- Exercise
Please output every line of the material as it stands, without the pictures.
·····
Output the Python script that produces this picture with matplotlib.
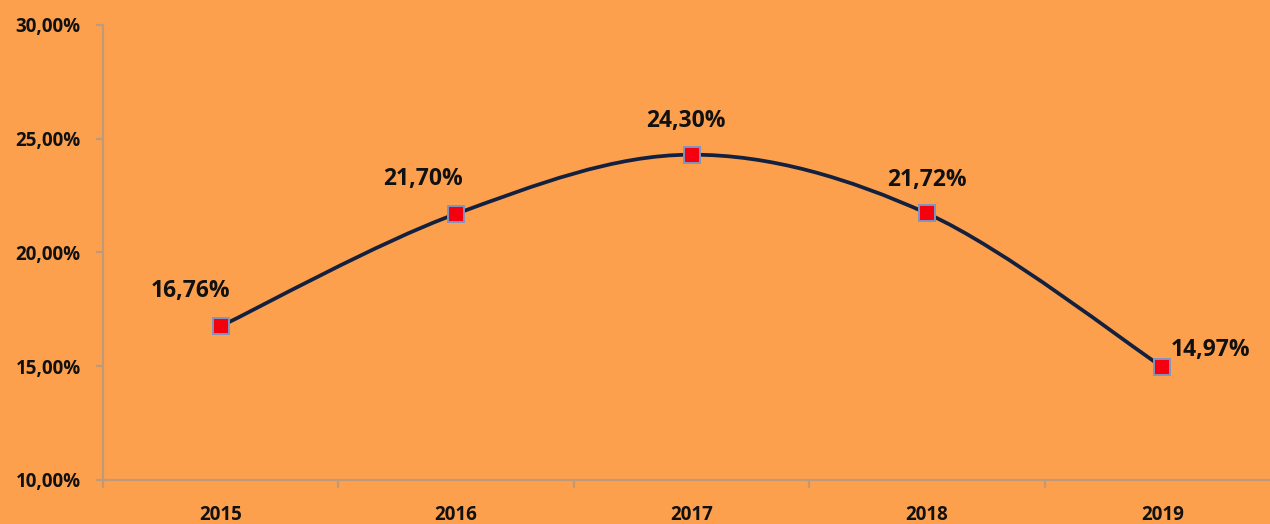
import matplotlib.pyplot as plt
import numpy as np
from matplotlib.path import Path
from matplotlib.patches import PathPatch
from matplotlib.ticker import FuncFormatter, FixedLocator

# data
years = ["2015", "2016", "2017", "2018", "2019"]
rates = [16.76, 21.70, 24.30, 21.72, 14.97]
labels = ["16,76%", "21,70%", "24,30%", "21,72%", "14,97%"]

bg = "#FDA04E"
axis_col = "#BE9A78"
line_col = "#13213F"

fig = plt.figure(figsize=(12.7, 5.24), dpi=100)
fig.set_facecolor(bg)
ax = fig.add_axes([0.0811, 0.0840, 0.9268, 0.8683])
ax.set_facecolor(bg)

x = np.arange(len(years))
y = np.array(rates)

# smooth line like the office "smoothed line": bezier through the points
verts = [(x[0], y[0])]
codes = [Path.MOVETO]
n = len(x)
for i in range(n - 1):
    p0 = np.array([x[max(i - 1, 0)], y[max(i - 1, 0)]])
    p1 = np.array([x[i], y[i]])
    p2 = np.array([x[i + 1], y[i + 1]])
    p3 = np.array([x[min(i + 2, n - 1)], y[min(i + 2, n - 1)]])
    c1 = p1 + (p2 - p0) / 6.0
    c2 = p2 - (p3 - p1) / 6.0
    verts += [tuple(c1), tuple(c2), tuple(p2)]
    codes += [Path.CURVE4] * 3
ax.add_patch(PathPatch(Path(verts, codes), facecolor="none",
                       edgecolor=line_col, lw=2.7, zorder=3))

ax.plot(x, y, ls="none", marker="s", ms=11, mfc="#F4000E",
        mec="#7F95C0", mew=1.4, zorder=4)

offsets = [(-22, 25), (-24, 25), (-4, 24), (0, 24), (35, 12)]
for xi, yi, lab, off in zip(x, y, labels, offsets):
    ax.annotate(lab, (xi, yi), xytext=off, textcoords="offset points",
                ha="center", va="center", fontsize=16.5, fontweight="bold",
                family="Open Sans", color="#111111", zorder=5)

ax.set_xlim(-0.5, 4.5)
ax.set_ylim(10, 30)
ax.yaxis.set_major_locator(FixedLocator([10, 15, 20, 25, 30]))
ax.yaxis.set_major_formatter(FuncFormatter(lambda v, p: f"{v:.2f}".replace(".", ",") + "%"))
ax.set_xticks(x)
ax.set_xticklabels(years)
ax.set_xticks(np.arange(-0.5, 4.6, 1.0), minor=True)

for s in ["top", "right"]:
    ax.spines[s].set_visible(False)
for s in ["left", "bottom"]:
    ax.spines[s].set_color(axis_col)
    ax.spines[s].set_linewidth(1.6)

ax.tick_params(axis="x", which="major", length=0, pad=18)
ax.tick_params(axis="x", which="minor", length=6, width=1.6, color=axis_col)
ax.tick_params(axis="y", length=5, width=1.6, color=axis_col, pad=11)
for t in ax.get_xticklabels() + ax.get_yticklabels():
    t.set_fontweight("bold")
    t.set_fontfamily("Open Sans")
    t.set_color("#111111")
    t.set_fontsize(13.5)

fig.savefig("out.png", dpi=100, facecolor=bg)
·····
- Response for this exercise
Output the Python script that produces this picture with matplotlib.
import matplotlib.pyplot as plt
import numpy as np
from matplotlib.path import Path
from matplotlib.patches import PathPatch
from matplotlib.ticker import FuncFormatter, FixedLocator

# data
years = ["2015", "2016", "2017", "2018", "2019"]
rates = [16.76, 21.70, 24.30, 21.72, 14.97]
labels = ["16,76%", "21,70%", "24,30%", "21,72%", "14,97%"]

bg = "#FDA04E"
axis_col = "#BE9A78"
line_col = "#13213F"

fig = plt.figure(figsize=(12.7, 5.24), dpi=100)
fig.set_facecolor(bg)
ax = fig.add_axes([0.0811, 0.0840, 0.9268, 0.8683])
ax.set_facecolor(bg)

x = np.arange(len(years))
y = np.array(rates)

# smooth line like the office "smoothed line": bezier through the points
verts = [(x[0], y[0])]
codes = [Path.MOVETO]
n = len(x)
for i in range(n - 1):
    p0 = np.array([x[max(i - 1, 0)], y[max(i - 1, 0)]])
    p1 = np.array([x[i], y[i]])
    p2 = np.array([x[i + 1], y[i + 1]])
    p3 = np.array([x[min(i + 2, n - 1)], y[min(i + 2, n - 1)]])
    c1 = p1 + (p2 - p0) / 6.0
    c2 = p2 - (p3 - p1) / 6.0
    verts += [tuple(c1), tuple(c2), tuple(p2)]
    codes += [Path.CURVE4] * 3
ax.add_patch(PathPatch(Path(verts, codes), facecolor="none",
                       edgecolor=line_col, lw=2.7, zorder=3))

ax.plot(x, y, ls="none", marker="s", ms=11, mfc="#F4000E",
        mec="#7F95C0", mew=1.4, zorder=4)

offsets = [(-22, 25), (-24, 25), (-4, 24), (0, 24), (35, 12)]
for xi, yi, lab, off in zip(x, y, labels, offsets):
    ax.annotate(lab, (xi, yi), xytext=off, textcoords="offset points",
                ha="center", va="center", fontsize=16.5, fontweight="bold",
                family="Open Sans", color="#111111", zorder=5)

ax.set_xlim(-0.5, 4.5)
ax.set_ylim(10, 30)
ax.yaxis.set_major_locator(FixedLocator([10, 15, 20, 25, 30]))
ax.yaxis.set_major_formatter(FuncFormatter(lambda v, p: f"{v:.2f}".replace(".", ",") + "%"))
ax.set_xticks(x)
ax.set_xticklabels(years)
ax.set_xticks(np.arange(-0.5, 4.6, 1.0), minor=True)

for s in ["top", "right"]:
    ax.spines[s].set_visible(False)
for s in ["left", "bottom"]:
    ax.spines[s].set_color(axis_col)
    ax.spines[s].set_linewidth(1.6)

ax.tick_params(axis="x", which="major", length=0, pad=18)
ax.tick_params(axis="x", which="minor", length=6, width=1.6, color=axis_col)
ax.tick_params(axis="y", length=5, width=1.6, color=axis_col, pad=11)
for t in ax.get_xticklabels() + ax.get_yticklabels():
    t.set_fontweight("bold")
    t.set_fontfamily("Open Sans")
    t.set_color("#111111")
    t.set_fontsize(13.5)

fig.savefig("out.png", dpi=100, facecolor=bg)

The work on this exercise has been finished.